Concretely: a team clusters their last 5K customer-support queries with affinity propagation, identifies 23 exemplar queries, and uses them as few-shot examples in their system-prompt. They test two prompt versions — one with affinity-propagation exemplars, one with k-means(k=10) exemplars — through Prompt.commit() versions and run regression evals against a Dataset versioned at v6. FutureAGI’s AnswerRelevancy and TaskCompletion evaluators score both prompt variants; the affinity-propagation prompt scores 3.2 points higher on the long-tail intent cohort. The team picks it, but the dashboard reveals the gain came from one specific cluster — the 23rd exemplar — the tail intent k-means had absorbed into a larger cluster.

For embedding-based RAG retrieval, the EmbeddingSimilarity evaluator scores whether retrieved chunks are semantically close to the query, regardless of how those chunks were clustered upstream. If your clustering step is poisoning retrieval, the eval surfaces it.

How to Measure or Detect It

Clustering quality is measured by downstream task quality plus standard intrinsic metrics:

EmbeddingSimilarity: returns 0–1 cosine similarity between two embeddings; useful for measuring whether cluster members are semantically close.
Silhouette score (intrinsic metric): measures cluster cohesion vs separation; higher is better.
Davies-Bouldin index (intrinsic metric): lower is better; tracks intra-cluster dispersion vs inter-cluster distance.
Downstream eval lift: compare AnswerRelevancy or TaskCompletion between prompts/routes built on different clustering outputs.
Cluster-count stability (dashboard signal): the number of exemplars affinity propagation converges to across re-runs; large variance hints at unstable similarity matrix.

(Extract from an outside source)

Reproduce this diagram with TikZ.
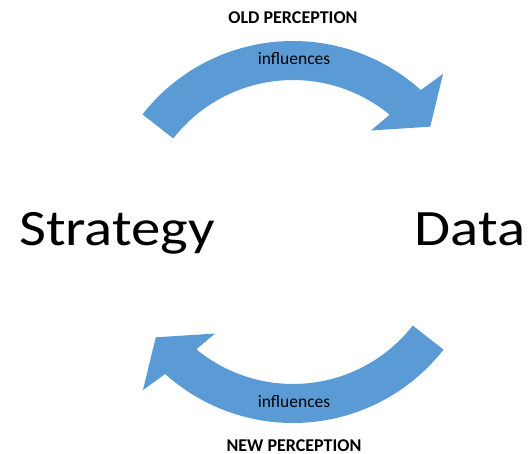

from fi.evals import EmbeddingSimilarity

sim = EmbeddingSimilarity()
result = sim.evaluate(
    text_a="How do I reset my password?",
    text_b="My password isn't working",
)
print(result.score, result.reason)

Common Mistakes

Running affinity propagation on a dataset too large for O(N²). It will not converge in reasonable time; use mini-batch k-means or HDBSCAN past 10K points.
Trusting cluster labels without inspecting exemplars. A “cluster of 200 points” labeled by an unrepresentative exemplar is a poor few-shot example.
Tuning the preference parameter blindly. Affinity propagation’s preference vector controls cluster count; sweep it and pick by downstream eval, not silhouette alone.
Mixing similarity metrics across the pipeline. If you cluster on cosine similarity but retrieve with dot product, the cluster structure does not generalise.
Treating clustering as a one-shot offline step. Production embeddings drift; re-cluster on a schedule and version the cluster output.